Closer trade ties with Europe are also controversial, and only serve to underline that China can’t be viewed by investors as an emerging market. Its capital markets are emerging, but as an economy and a power it is already racing towards pre-eminence. Becoming more influential in Europe and even setting the renminbi on the path to global reserve status aren’t the final frontiers; China is scheduled to begin work on its first space station imminently.

 

You can’t divorce geopolitics from economics and investing

An assertive China, combined with the global consequences of environmental policy in developing countries, means they are already big factors for future investment returns, regardless of direct holdings. In the past, emerging market equities were a way of diversifying returns from developed markets. These benefits still exist, but positive correlations between equity markets have risen.

 

 

It may be that going forward, the best diversification is offered by spreading non-western exposure into other asset classes, such as currencies and government bonds. Then there are commodities, which will still be volatile in recessions, but do hedge against inflation in boom cycles.

For investors in shares, the case for non-western companies is the cheaper valuation and potentially higher rates of growth. Different governance structures do pose a risk, as does regulation, although there are aspects of control that the west can learn from China, which is intolerant of its tech companies having too much power and abusing their market position. That may bring uncertainty for investors, but it encourages competition, which is healthy for the economy and capital markets in the long run.  

There is also an argument that the demise of western dominance is a good thing. Africans do not even have to go as far back as the trans-Atlantic slave trade or Belgium’s brutal rule of the Congo to recount instances where they’ve been hard done by. Conditions of loans in the post-imperial era have in many instances been less benign than those from the Chinese.

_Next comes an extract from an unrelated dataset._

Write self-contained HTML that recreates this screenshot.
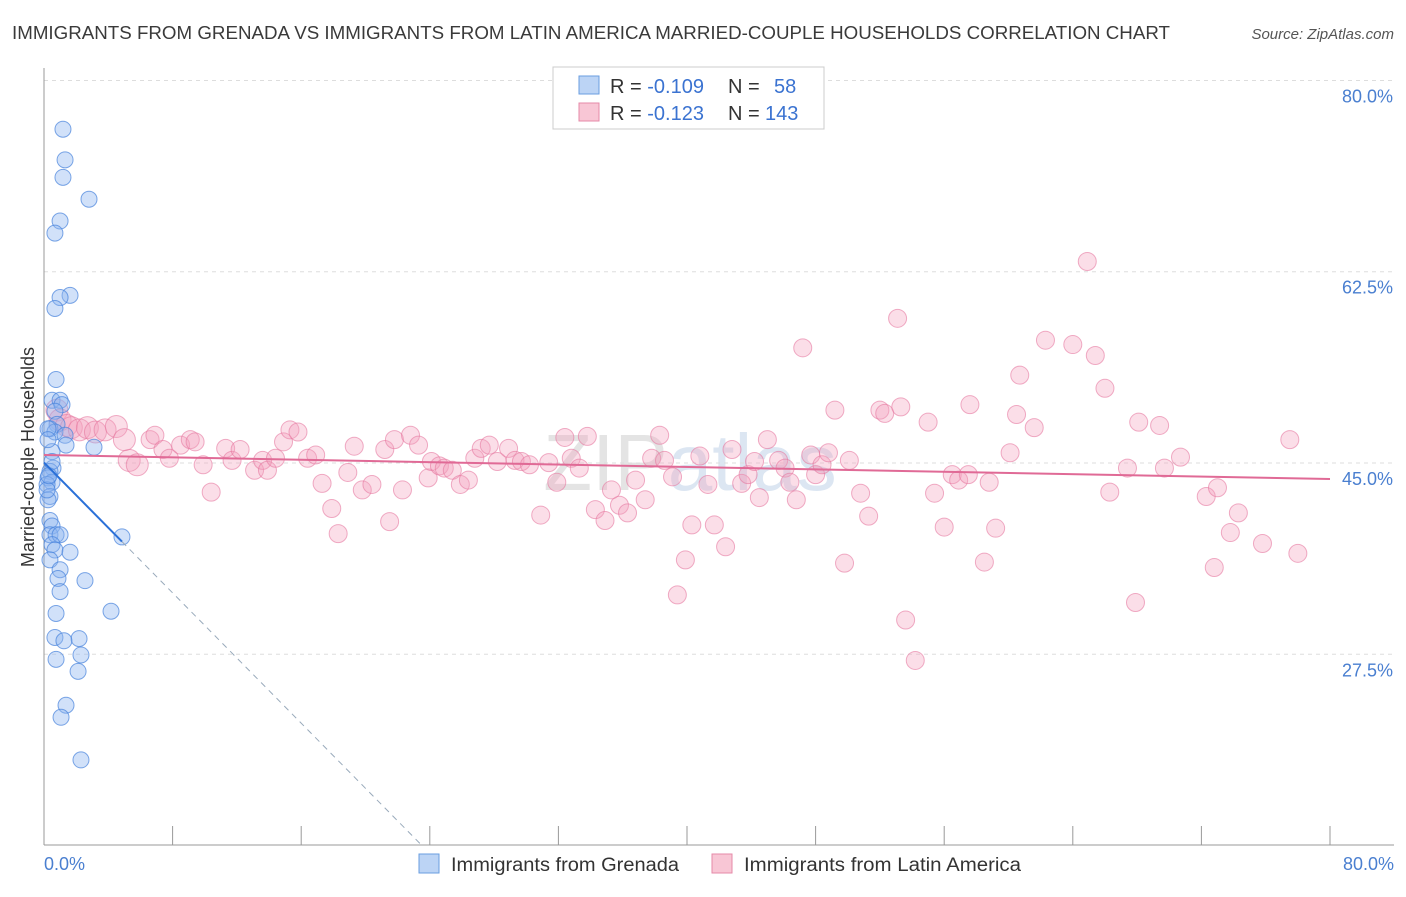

Moral equivalence aside, China winning the upper hand completely would not be a happy outcome. The challenge for governments of other developed countries is to come up with a policy mix that acknowledges China’s power and engages it, without being hoodwinked. A core element will be sustainability in developing economies, that presents costs but where there is a need and competition for capital there are investing opportunities.